Pull out every line below that contains the word "this".
#####
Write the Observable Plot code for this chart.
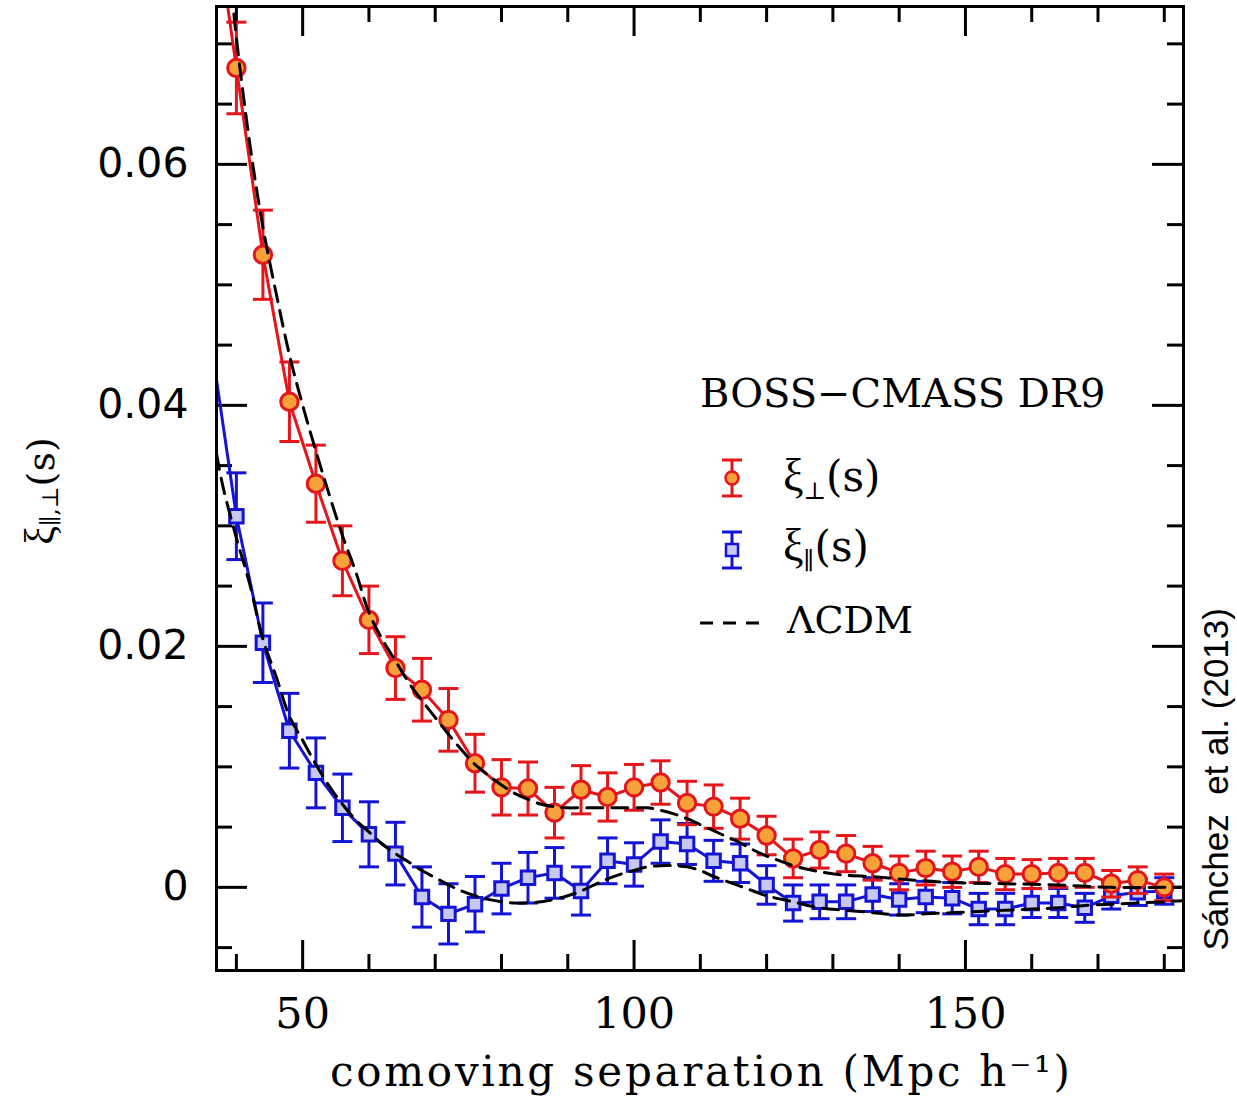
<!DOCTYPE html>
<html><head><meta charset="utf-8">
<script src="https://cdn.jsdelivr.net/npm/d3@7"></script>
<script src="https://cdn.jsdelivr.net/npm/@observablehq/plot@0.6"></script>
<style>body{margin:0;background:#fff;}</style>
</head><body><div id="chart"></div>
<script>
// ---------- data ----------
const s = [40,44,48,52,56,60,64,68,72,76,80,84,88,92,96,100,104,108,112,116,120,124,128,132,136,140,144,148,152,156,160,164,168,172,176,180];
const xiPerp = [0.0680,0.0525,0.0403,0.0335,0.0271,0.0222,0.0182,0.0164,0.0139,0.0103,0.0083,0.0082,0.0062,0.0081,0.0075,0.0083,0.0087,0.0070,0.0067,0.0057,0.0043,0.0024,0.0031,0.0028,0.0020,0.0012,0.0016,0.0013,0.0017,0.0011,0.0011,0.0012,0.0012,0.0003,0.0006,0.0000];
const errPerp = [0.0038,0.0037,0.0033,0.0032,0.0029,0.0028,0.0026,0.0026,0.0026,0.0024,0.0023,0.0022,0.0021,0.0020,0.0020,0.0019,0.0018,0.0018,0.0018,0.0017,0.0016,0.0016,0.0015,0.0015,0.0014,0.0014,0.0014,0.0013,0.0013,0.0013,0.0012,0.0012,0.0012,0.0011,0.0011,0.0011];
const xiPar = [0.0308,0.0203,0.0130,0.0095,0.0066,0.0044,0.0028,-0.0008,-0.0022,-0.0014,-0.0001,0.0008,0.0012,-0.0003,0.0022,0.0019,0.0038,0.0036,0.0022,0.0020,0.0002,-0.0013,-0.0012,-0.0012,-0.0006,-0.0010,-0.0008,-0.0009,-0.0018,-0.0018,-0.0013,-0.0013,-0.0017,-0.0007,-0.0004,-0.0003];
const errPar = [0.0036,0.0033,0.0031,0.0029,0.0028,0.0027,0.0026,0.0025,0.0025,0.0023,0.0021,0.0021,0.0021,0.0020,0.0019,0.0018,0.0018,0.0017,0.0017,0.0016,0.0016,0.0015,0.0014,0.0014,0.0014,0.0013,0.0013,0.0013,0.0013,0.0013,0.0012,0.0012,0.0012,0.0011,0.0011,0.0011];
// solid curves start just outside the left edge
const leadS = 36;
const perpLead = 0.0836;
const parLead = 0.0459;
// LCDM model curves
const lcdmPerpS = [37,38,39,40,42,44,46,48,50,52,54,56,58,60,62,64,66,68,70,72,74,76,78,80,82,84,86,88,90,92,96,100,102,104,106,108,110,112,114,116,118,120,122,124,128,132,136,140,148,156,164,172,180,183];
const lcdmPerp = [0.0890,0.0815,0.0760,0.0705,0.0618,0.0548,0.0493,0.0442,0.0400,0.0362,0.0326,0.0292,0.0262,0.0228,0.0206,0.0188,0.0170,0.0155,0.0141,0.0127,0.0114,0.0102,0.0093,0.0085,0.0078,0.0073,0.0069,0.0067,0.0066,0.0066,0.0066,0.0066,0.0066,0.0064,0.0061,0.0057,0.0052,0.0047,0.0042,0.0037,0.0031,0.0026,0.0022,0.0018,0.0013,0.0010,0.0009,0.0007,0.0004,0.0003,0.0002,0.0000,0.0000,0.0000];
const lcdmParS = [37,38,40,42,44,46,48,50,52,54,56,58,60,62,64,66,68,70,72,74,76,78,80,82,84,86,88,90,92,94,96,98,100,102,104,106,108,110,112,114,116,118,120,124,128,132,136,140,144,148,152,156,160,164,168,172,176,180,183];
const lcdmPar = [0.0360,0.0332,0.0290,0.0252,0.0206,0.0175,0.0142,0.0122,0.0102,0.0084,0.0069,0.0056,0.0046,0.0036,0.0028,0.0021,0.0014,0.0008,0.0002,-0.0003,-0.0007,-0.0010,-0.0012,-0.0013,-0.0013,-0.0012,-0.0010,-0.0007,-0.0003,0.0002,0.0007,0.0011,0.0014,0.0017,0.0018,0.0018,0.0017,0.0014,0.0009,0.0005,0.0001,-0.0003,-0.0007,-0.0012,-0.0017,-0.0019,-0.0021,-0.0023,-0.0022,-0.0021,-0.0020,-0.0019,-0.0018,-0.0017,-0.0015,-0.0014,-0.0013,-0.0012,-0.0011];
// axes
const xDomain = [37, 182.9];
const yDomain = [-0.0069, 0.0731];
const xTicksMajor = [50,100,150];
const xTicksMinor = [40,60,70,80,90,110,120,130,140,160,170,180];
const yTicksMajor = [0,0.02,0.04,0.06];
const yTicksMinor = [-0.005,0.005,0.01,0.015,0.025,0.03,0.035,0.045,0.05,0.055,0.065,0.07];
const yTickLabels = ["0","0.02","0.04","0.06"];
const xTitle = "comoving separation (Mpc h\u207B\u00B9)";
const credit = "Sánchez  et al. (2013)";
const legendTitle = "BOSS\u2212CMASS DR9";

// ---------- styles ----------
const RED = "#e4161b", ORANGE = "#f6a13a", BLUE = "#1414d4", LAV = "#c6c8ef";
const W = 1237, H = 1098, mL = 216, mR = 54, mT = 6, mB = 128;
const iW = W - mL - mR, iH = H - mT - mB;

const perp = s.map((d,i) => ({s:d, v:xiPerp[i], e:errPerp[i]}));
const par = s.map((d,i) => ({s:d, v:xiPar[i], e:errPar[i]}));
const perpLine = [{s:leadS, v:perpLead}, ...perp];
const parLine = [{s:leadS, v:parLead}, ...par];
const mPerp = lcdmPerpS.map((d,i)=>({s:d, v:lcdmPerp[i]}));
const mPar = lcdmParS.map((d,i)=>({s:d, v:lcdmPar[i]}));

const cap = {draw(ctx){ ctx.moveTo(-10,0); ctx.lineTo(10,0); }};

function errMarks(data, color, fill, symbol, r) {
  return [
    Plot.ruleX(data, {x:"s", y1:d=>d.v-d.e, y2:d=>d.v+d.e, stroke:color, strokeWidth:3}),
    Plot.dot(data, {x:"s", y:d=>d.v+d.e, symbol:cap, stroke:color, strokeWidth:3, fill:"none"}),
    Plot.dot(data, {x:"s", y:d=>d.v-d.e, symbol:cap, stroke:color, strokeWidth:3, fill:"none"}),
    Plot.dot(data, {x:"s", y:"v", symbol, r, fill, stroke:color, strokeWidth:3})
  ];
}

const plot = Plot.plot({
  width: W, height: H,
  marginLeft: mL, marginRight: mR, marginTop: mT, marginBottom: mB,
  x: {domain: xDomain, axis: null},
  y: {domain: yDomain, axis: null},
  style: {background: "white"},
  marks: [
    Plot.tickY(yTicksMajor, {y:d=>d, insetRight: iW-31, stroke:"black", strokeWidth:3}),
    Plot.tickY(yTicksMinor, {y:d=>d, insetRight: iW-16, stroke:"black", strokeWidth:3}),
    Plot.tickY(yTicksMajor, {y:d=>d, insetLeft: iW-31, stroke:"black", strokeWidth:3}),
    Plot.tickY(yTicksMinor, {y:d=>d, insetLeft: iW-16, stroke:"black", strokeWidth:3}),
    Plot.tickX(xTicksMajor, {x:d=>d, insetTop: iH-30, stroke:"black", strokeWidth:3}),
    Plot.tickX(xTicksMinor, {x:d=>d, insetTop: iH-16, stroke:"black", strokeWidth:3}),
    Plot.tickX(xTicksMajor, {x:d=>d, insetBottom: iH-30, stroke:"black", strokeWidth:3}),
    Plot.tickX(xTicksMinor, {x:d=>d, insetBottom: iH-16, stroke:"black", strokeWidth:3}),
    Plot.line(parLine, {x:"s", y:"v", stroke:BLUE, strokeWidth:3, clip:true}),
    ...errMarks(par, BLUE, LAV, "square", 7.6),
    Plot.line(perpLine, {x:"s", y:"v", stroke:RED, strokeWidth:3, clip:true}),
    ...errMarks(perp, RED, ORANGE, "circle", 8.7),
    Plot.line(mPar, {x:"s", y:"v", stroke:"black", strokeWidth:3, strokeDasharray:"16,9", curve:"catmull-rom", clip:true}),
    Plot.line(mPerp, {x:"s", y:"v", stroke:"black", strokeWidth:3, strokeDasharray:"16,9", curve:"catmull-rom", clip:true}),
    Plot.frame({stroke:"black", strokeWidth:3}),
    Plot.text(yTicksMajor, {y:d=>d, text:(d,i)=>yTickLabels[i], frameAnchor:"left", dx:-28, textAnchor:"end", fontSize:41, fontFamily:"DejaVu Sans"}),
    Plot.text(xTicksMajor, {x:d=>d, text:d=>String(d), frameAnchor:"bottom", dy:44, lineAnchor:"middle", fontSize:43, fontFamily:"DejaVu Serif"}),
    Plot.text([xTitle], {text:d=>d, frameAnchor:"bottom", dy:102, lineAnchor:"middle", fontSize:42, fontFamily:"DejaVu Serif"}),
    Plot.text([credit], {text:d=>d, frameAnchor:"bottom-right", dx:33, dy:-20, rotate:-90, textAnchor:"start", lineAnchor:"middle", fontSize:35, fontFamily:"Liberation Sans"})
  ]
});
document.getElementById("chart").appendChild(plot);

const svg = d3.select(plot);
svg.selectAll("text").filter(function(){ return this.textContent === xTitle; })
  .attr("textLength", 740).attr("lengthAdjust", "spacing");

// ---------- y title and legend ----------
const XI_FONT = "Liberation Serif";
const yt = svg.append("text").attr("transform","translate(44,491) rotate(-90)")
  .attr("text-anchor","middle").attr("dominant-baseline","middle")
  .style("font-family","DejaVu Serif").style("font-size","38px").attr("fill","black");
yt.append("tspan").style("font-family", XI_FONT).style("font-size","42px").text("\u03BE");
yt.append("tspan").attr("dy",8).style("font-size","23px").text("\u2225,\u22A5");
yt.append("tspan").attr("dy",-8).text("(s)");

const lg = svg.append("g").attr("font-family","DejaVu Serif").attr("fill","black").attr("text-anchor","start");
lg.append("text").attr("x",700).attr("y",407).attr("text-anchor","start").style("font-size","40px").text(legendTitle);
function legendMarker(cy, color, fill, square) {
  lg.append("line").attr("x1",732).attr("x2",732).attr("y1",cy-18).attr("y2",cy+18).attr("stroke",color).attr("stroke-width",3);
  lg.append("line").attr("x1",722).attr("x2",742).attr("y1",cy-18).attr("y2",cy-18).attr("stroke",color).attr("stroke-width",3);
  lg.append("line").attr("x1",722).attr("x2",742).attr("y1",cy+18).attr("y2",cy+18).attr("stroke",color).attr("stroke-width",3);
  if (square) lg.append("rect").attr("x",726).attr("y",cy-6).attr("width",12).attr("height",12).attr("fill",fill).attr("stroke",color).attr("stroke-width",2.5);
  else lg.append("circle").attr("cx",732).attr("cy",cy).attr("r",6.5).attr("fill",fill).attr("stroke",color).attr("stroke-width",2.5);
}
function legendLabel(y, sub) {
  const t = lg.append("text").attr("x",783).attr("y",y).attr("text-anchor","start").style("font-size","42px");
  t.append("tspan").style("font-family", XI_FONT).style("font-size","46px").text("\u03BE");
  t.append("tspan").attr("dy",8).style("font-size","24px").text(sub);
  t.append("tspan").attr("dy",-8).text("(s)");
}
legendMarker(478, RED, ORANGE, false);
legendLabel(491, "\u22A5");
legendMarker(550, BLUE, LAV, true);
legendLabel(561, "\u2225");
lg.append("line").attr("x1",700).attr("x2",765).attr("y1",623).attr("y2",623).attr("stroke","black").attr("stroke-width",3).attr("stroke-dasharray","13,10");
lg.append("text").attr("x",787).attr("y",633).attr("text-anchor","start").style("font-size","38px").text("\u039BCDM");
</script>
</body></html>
#####
> _Written solution_:
Write the Observable Plot code for this chart.
svg.selectAll("text").filter(function(){ return this.textContent === xTitle; })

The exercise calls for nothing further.